EUR/USD holds remarkably well PBOC-led risk-off tide

FXStreet (Bali) - EUR/USD saw a knee-jerk reaction to the new devaluation on the Yuan reference rate today (-1.6%), initially tanking in the tune of 20 pips before a vigorous bounce towards session highs of 1.1062.

EUR/USD technicals

Valeria Bednarik, Chief Analyst at FX, shared her technical view on the pair, noting: "The EUR/USD pair broke above the daily descendant trend line coming from March high of 1.1435, but gave back most of its intraday gains to end the day back below it, which should discourage longer term buyers."

"The short term technical picture is still positive, as the 1 hour chart shows that the price holds above its 20 SMA and the technical indicators above their mid-lines, lacking however, directional strength, while in the 4 hours chart the technical indicators have turned sharply lower after approaching overbought territory, although the price remains above a bullish 20 SMA."

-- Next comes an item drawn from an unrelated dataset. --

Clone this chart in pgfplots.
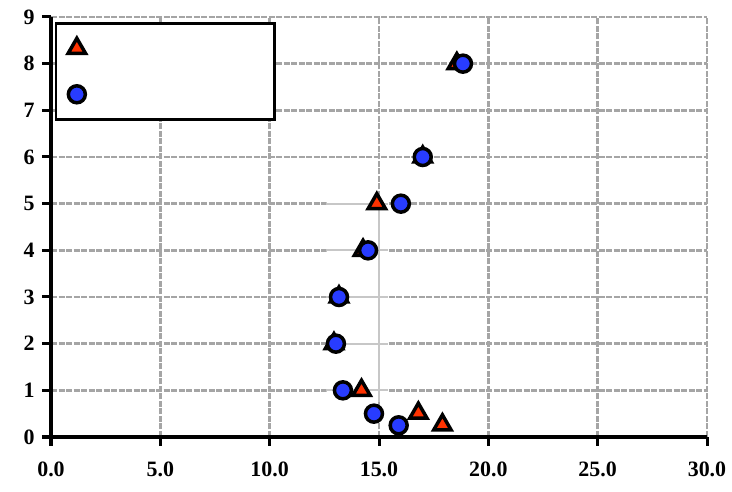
\documentclass[border=0pt]{standalone}
\usepackage{fontspec}
\setmainfont{Liberation Serif}
\usepackage{pgfplots}
\pgfplotsset{compat=1.18}
\definecolor{mred}{RGB}{255,50,0}
\definecolor{mblue}{RGB}{40,60,255}
\definecolor{gridgray}{RGB}{165,165,165}
\begin{document}
\begin{tikzpicture}
\useasboundingbox (-51bp,-55bp) rectangle (681bp,437bp);
\begin{axis}[
  scale only axis,
  width=656bp, height=420bp,
  xmin=0, xmax=30, ymin=0, ymax=9,
  xtick={0,5,...,30}, ytick={0,1,...,9},
  axis x line=bottom, axis y line=left,
  axis line style={line width=3bp, black, -},
  tick align=outside,
  major tick length=9bp,
  tick style={line width=3bp, black},
  grid=major,
  major grid style={gridgray, line width=2.5bp, dash pattern=on 6bp off 1.5bp},
  /pgf/number format/assume math mode=true,
  tick label style={font=\fontsize{22}{25}\selectfont\bfseries},
  xticklabel style={yshift=-12bp, /pgf/number format/fixed, /pgf/number format/fixed zerofill, /pgf/number format/precision=1},
  yticklabel style={xshift=-4bp},
  clip=false,
  legend style={at={(rel axis cs:0.006,0.988)}, anchor=north west,
    draw=black, line width=2.5bp, fill=white,
    inner xsep=12bp, inner ysep=4bp,
    nodes={minimum height=42bp, text width=177bp, inner sep=0pt},
    row sep=4bp},
  legend cell align=left,
]
% faint region
\addplot[fill=white, draw=none, forget plot] coordinates {(12.6,0.75) (15.4,0.75) (15.4,5.15) (12.6,5.15) (12.6,0.75)};
\addplot[black!22, line width=2bp, forget plot, unbounded coords=jump] coordinates {
(12.6,1) (15.4,1) (nan,nan)
(12.6,2) (15.4,2) (nan,nan)
(12.6,3) (15.4,3) (nan,nan)
(12.6,4) (15.4,4) (nan,nan)
(12.6,5) (15.4,5) (nan,nan)
(15,0.75) (15,5.15)};
\addplot[only marks, mark=triangle*, mark size=10bp, mark options={fill=mred, draw=black, line width=3.5bp}] coordinates {
(18.56,8) (17.0,6) (14.9,5) (14.27,4) (13.17,3) (12.94,2) (14.2,1) (16.8,0.51) (17.9,0.26)};
\addlegendentry{\phantom{x}}
\addplot[only marks, mark=*, mark size=8.5bp, mark options={fill=mblue, draw=black, line width=3.5bp}] coordinates {
(18.84,8) (17.0,6) (16.0,5) (14.5,4) (13.17,3) (13.03,2) (13.35,1) (14.77,0.5) (15.9,0.25)};
\addlegendentry{\phantom{x}}
\end{axis}
\end{tikzpicture}
\end{document}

EUR should come under renews pressure sooner or later

By assessing the latest CoT report, one can notice open interest increasing up to last Tuesday, with total lev accounts adding business to the downside. Ccials were buying as expected but nothing to see as price kept dropping. Lev funds and dealers saw new business short and long respectively, adding to the EUR bearish case. Even asset managers broke the uptrend pattern by increasing shorts.